Commenting on the findings, UNISON general secretary Christina McAnea said: “Social care is experiencing an unprecedented staffing crisis. Care workers are leaving in their droves – burnt out from the pandemic, exhausted from covering under-staffed shifts and fed up with low wages. 

“This is nothing short of a nightmare for families worried about the care of their loved ones, overworked employees struggling to cope and employers concerned they won’t have the staff to stay open.

“The care sector is desperately short of workers and can’t wait months for the government to come up with a solution. 

“Ministers should give all care employees some early festive cheer and announce an across-the-board pay rise. This would persuade many on the verge of quitting to stay and encourage more people to think seriously about working in social care.”

9. Unforeseen life events plunge over 15 million Brits into financial insecurity

A new report from national poverty charity, Turn2us, reveals how over 15 million people (one in four) in the UK have experienced at least one life event in the past two years that has left them struggling to cope financially.

The research shows that women, disabled people, certain ethnic minority groups and young people, are the worst affected by the financial impact of life events, such as bereavement, illness, a relationship breakdown, or unemployment:

-64% of women have experienced financial insecurity following a life event, compared to just over half of men (55%).
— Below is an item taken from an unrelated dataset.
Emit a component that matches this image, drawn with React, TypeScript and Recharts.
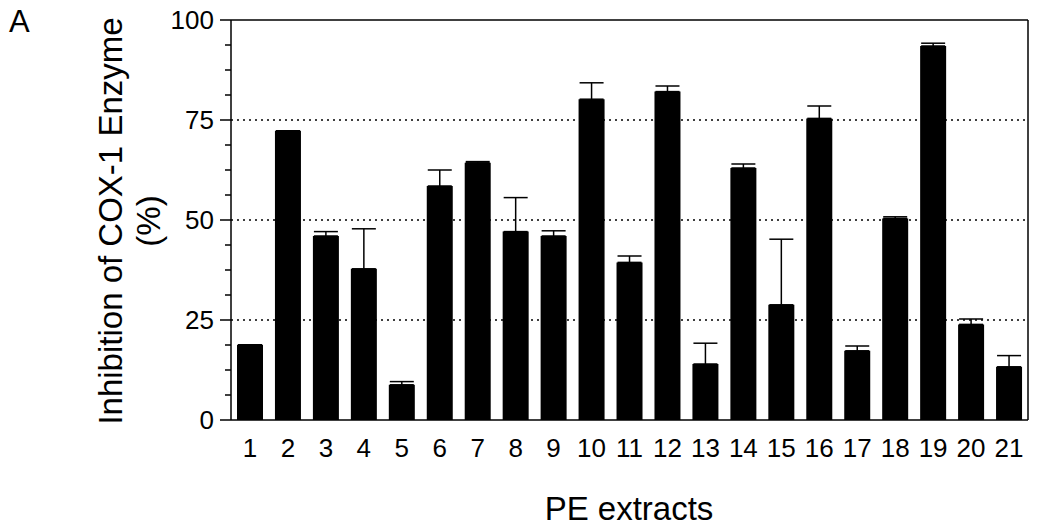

-White Gypsy or Irish Travellers (84%) and White Irish (80%) respondents were most likely to report that at least one life event left them worse off. Similarly high rates were found among respondents who were White and Black African Mixed (76%); Black Caribbean (71%); any other respondents of mixed descent (71%).

-Just over seven in 10 disabled people (72%) suffered a life event in the last two years that contributed to them being financially worse off; compared to 56% of respondents with no disabilities.

-Younger people (under the age of 35) in the UK are the most likely to suffer a life event that left them financially worse off. In all, 75% of people in the UK aged 25 to 34 had experienced at least one life event in the past two years which left them financially worse off. In contrast, respondents aged 55 and older were the age group least likely to report that at least one life event had caused them to be financially worse off (46%).

Thomas Lawson, Turn2us Chief Executive said: “In the absence of long-term solutions that prevent people being plunged into financial insecurity, we urge the government to mandate Local Welfare Assistance schemes, with an additional £250m of ringfenced funding each year. This will enable councils to step in and help prevent families from having to make difficult choices between putting food on the table and paying their bills, because of life events that are beyond their control.” 

10. Don’t legitimise far-right Bolsonaro with trade talks, TUC warns UK government

The TUC has today urged the UK government to shun trade talks with Brazil while Jair Bolsonaro is still President, to “avoid legitimising the far-right president”.

The call comes as the TUC publishes its new report, which documents significant threats to workers’ rights under Bolsonaro’s government – as well as racism, LGBT+ hate and attacks on women’s rights and the natural environment – and the escalating threat to democracy.

Earlier this year, the ITUC released its annual Global Rights Index, which rated Brazil as one of the worst countries in the world to be a worker –warning that trade unionists in Brazil are now being violently targeted, with two having been murdered this year.

TUC General Secretary Frances O’Grady said: “Trade deals can be a vehicle to improve workers’ rights and protections, while providing new jobs and investment for communities that need it most.

“But the UK government’s trade policy has not put working people first – whether home or away. Ministers have rushed into trade deals with some of the worst regimes in the world for working people, like Colombia and Turkey. And now it looks like they will do the same with Brazil.

“It’s vital our government does not legitimise the far-right Bolsonaro with trade talks on the global stage, especially in the year of an election.”